• REQUEST
Transcribe each of the records below exactly, excluding all pictures.

• DATA LINES
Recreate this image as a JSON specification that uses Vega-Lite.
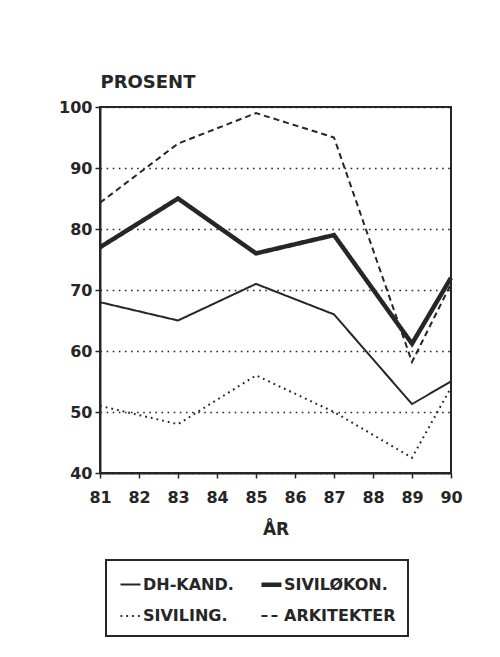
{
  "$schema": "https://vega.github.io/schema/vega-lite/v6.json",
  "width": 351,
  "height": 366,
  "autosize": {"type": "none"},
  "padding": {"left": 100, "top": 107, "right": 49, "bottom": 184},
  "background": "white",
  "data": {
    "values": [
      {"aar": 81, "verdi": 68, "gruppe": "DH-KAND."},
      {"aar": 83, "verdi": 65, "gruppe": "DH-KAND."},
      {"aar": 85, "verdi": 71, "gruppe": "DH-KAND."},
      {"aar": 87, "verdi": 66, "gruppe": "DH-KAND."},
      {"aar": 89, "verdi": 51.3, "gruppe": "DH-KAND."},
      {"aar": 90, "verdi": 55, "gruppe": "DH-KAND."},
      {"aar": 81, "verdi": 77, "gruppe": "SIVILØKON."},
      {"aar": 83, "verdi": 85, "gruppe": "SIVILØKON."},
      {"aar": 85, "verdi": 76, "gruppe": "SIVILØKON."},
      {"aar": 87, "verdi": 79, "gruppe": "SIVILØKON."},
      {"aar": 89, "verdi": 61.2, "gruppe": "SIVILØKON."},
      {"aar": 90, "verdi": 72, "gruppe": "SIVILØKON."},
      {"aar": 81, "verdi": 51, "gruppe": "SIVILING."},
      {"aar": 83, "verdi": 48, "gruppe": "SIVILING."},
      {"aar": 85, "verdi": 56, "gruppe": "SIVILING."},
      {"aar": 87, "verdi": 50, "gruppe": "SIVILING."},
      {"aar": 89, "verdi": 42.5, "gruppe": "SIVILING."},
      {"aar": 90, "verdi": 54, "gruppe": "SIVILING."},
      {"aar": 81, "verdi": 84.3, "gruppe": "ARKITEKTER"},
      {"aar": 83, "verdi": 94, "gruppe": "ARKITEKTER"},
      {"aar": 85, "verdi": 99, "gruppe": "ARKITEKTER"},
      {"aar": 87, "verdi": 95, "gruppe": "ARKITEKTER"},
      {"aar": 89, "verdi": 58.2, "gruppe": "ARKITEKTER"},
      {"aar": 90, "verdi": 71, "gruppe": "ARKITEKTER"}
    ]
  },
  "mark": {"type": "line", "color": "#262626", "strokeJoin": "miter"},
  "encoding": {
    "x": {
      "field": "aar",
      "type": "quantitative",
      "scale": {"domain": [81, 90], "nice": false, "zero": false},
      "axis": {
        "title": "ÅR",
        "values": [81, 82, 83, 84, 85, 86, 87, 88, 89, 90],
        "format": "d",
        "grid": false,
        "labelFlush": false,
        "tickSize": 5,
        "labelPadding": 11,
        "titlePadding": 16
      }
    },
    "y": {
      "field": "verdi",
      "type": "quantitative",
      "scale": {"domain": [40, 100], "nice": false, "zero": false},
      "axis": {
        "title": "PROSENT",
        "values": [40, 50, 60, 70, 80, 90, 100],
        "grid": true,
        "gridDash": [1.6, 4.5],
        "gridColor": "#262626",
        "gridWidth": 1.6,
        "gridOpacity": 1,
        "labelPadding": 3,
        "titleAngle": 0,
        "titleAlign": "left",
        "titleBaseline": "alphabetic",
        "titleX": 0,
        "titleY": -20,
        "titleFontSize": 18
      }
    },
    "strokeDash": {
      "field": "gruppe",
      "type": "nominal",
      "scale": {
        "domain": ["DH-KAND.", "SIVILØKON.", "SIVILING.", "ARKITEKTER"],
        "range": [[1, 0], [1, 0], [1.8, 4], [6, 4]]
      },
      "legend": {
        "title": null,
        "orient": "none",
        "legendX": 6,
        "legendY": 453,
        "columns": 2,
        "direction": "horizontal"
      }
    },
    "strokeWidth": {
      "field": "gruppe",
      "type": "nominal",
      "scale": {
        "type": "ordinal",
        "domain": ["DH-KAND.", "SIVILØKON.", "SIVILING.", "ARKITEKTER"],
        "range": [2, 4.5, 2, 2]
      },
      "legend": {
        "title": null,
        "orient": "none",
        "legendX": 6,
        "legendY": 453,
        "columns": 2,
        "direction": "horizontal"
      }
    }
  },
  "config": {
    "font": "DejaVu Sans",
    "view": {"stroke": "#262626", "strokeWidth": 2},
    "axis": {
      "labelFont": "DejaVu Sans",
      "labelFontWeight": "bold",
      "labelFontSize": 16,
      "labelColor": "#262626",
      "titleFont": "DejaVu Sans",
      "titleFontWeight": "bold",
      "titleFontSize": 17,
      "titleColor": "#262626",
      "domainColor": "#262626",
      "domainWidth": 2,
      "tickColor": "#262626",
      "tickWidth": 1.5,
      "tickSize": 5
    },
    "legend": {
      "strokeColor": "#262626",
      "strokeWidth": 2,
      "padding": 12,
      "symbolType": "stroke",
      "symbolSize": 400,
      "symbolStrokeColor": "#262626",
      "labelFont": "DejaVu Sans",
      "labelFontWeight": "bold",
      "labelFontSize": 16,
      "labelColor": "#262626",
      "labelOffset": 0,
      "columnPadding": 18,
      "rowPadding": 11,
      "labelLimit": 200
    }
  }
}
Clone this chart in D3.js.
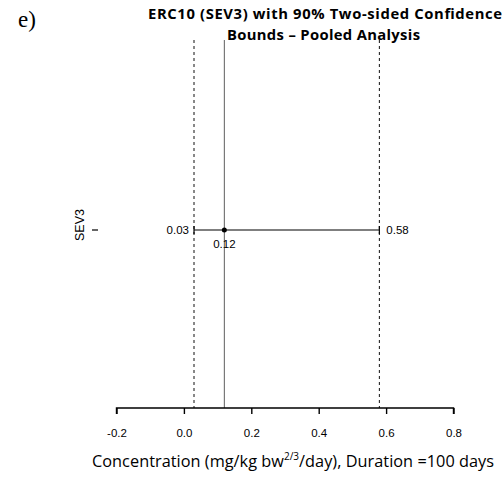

• WRITTEN RESPONSE
Recreate this image as a JSON specification that uses Vega-Lite.
{
  "$schema": "https://vega.github.io/schema/vega-lite/v6.json",
  "width": 351,
  "height": 366,
  "autosize": {"type": "none"},
  "padding": {"left": 100, "top": 107, "right": 49, "bottom": 184},
  "background": "white",
  "data": {
    "values": [
      {"aar": 81, "verdi": 68, "gruppe": "DH-KAND."},
      {"aar": 83, "verdi": 65, "gruppe": "DH-KAND."},
      {"aar": 85, "verdi": 71, "gruppe": "DH-KAND."},
      {"aar": 87, "verdi": 66, "gruppe": "DH-KAND."},
      {"aar": 89, "verdi": 51.3, "gruppe": "DH-KAND."},
      {"aar": 90, "verdi": 55, "gruppe": "DH-KAND."},
      {"aar": 81, "verdi": 77, "gruppe": "SIVILØKON."},
      {"aar": 83, "verdi": 85, "gruppe": "SIVILØKON."},
      {"aar": 85, "verdi": 76, "gruppe": "SIVILØKON."},
      {"aar": 87, "verdi": 79, "gruppe": "SIVILØKON."},
      {"aar": 89, "verdi": 61.2, "gruppe": "SIVILØKON."},
      {"aar": 90, "verdi": 72, "gruppe": "SIVILØKON."},
      {"aar": 81, "verdi": 51, "gruppe": "SIVILING."},
      {"aar": 83, "verdi": 48, "gruppe": "SIVILING."},
      {"aar": 85, "verdi": 56, "gruppe": "SIVILING."},
      {"aar": 87, "verdi": 50, "gruppe": "SIVILING."},
      {"aar": 89, "verdi": 42.5, "gruppe": "SIVILING."},
      {"aar": 90, "verdi": 54, "gruppe": "SIVILING."},
      {"aar": 81, "verdi": 84.3, "gruppe": "ARKITEKTER"},
      {"aar": 83, "verdi": 94, "gruppe": "ARKITEKTER"},
      {"aar": 85, "verdi": 99, "gruppe": "ARKITEKTER"},
      {"aar": 87, "verdi": 95, "gruppe": "ARKITEKTER"},
      {"aar": 89, "verdi": 58.2, "gruppe": "ARKITEKTER"},
      {"aar": 90, "verdi": 71, "gruppe": "ARKITEKTER"}
    ]
  },
  "mark": {"type": "line", "color": "#262626", "strokeJoin": "miter"},
  "encoding": {
    "x": {
      "field": "aar",
      "type": "quantitative",
      "scale": {"domain": [81, 90], "nice": false, "zero": false},
      "axis": {
        "title": "ÅR",
        "values": [81, 82, 83, 84, 85, 86, 87, 88, 89, 90],
        "format": "d",
        "grid": false,
        "labelFlush": false,
        "tickSize": 5,
        "labelPadding": 11,
        "titlePadding": 16
      }
    },
    "y": {
      "field": "verdi",
      "type": "quantitative",
      "scale": {"domain": [40, 100], "nice": false, "zero": false},
      "axis": {
        "title": "PROSENT",
        "values": [40, 50, 60, 70, 80, 90, 100],
        "grid": true,
        "gridDash": [1.6, 4.5],
        "gridColor": "#262626",
        "gridWidth": 1.6,
        "gridOpacity": 1,
        "labelPadding": 3,
        "titleAngle": 0,
        "titleAlign": "left",
        "titleBaseline": "alphabetic",
        "titleX": 0,
        "titleY": -20,
        "titleFontSize": 18
      }
    },
    "strokeDash": {
      "field": "gruppe",
      "type": "nominal",
      "scale": {
        "domain": ["DH-KAND.", "SIVILØKON.", "SIVILING.", "ARKITEKTER"],
        "range": [[1, 0], [1, 0], [1.8, 4], [6, 4]]
      },
      "legend": {
        "title": null,
        "orient": "none",
        "legendX": 6,
        "legendY": 453,
        "columns": 2,
        "direction": "horizontal"
      }
    },
    "strokeWidth": {
      "field": "gruppe",
      "type": "nominal",
      "scale": {
        "type": "ordinal",
        "domain": ["DH-KAND.", "SIVILØKON.", "SIVILING.", "ARKITEKTER"],
        "range": [2, 4.5, 2, 2]
      },
      "legend": {
        "title": null,
        "orient": "none",
        "legendX": 6,
        "legendY": 453,
        "columns": 2,
        "direction": "horizontal"
      }
    }
  },
  "config": {
    "font": "DejaVu Sans",
    "view": {"stroke": "#262626", "strokeWidth": 2},
    "axis": {
      "labelFont": "DejaVu Sans",
      "labelFontWeight": "bold",
      "labelFontSize": 16,
      "labelColor": "#262626",
      "titleFont": "DejaVu Sans",
      "titleFontWeight": "bold",
      "titleFontSize": 17,
      "titleColor": "#262626",
      "domainColor": "#262626",
      "domainWidth": 2,
      "tickColor": "#262626",
      "tickWidth": 1.5,
      "tickSize": 5
    },
    "legend": {
      "strokeColor": "#262626",
      "strokeWidth": 2,
      "padding": 12,
      "symbolType": "stroke",
      "symbolSize": 400,
      "symbolStrokeColor": "#262626",
      "labelFont": "DejaVu Sans",
      "labelFontWeight": "bold",
      "labelFontSize": 16,
      "labelColor": "#262626",
      "labelOffset": 0,
      "columnPadding": 18,
      "rowPadding": 11,
      "labelLimit": 200
    }
  }
}
Clone this chart in D3.js.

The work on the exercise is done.